"Markets have already been performing well in India on the back of the notion that a BJP government will move forward more aggressively with investment in energy, infrastructure and overall capex," said Sacha Tihanyi, currency strategist at Scotiabank in Hong Kong, discussing a possible BJP victory in elections next year.
Still, opinion and exit polls have a patchy track record in India. Most surveys forecast the wrong outcome in the 2004 general election.
The rupee rose to as high as 61.52 against the dollar, its strongest level since Oct 31. It was last trading at 61.56/57 compared to its 62.05/06 close on Wednesday.
The benchmark BSE index rose as much as 2.2 percent to a session high of 21,165.60 points, approaching a record high of 21,321.53 points hit on Nov. 3.
(Read more: Despite hiccup, rupee recovery likely to continue)
The strong showing bucked the trend in Asian shares, which continued to be hit by worries of an early drawdown of U.S. stimulus.

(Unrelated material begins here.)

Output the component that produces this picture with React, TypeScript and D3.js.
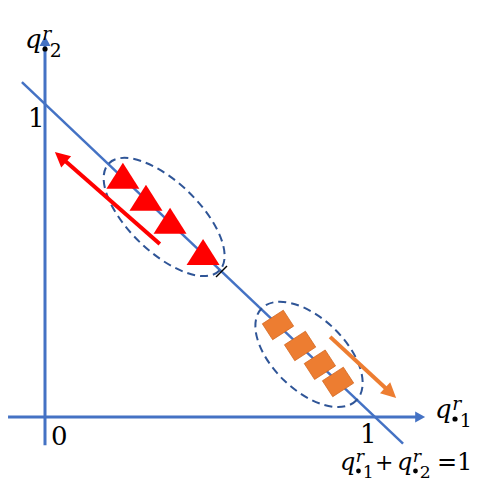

Indian markets have steadily recovered ground since a volatile summer that saw the rupee hit a record low against the dollar when fears of an early Fed tapering first surfaced.
Measures taken by India's central bank and the ruling Congress Party have been seen as having helped that recovery.
Economic data has also turned more favourable, with data this week showing the current account deficit narrowed to 1.2 percent of gross domestic product, the smallest deficit since the June quarter of 2009.
(Read more: India to tick with austerity despite looming election)
Nonetheless investors see a BJP victory as potentially being more beneficial to markets.
"Based on our discussions with investors, markets are positively inclined towards Mr. Narendra Modi led BJP and less so towards Congress, despite some course correction in policies recently by the latter," UBS said in a 2014 outlook note to clients on Wednesday.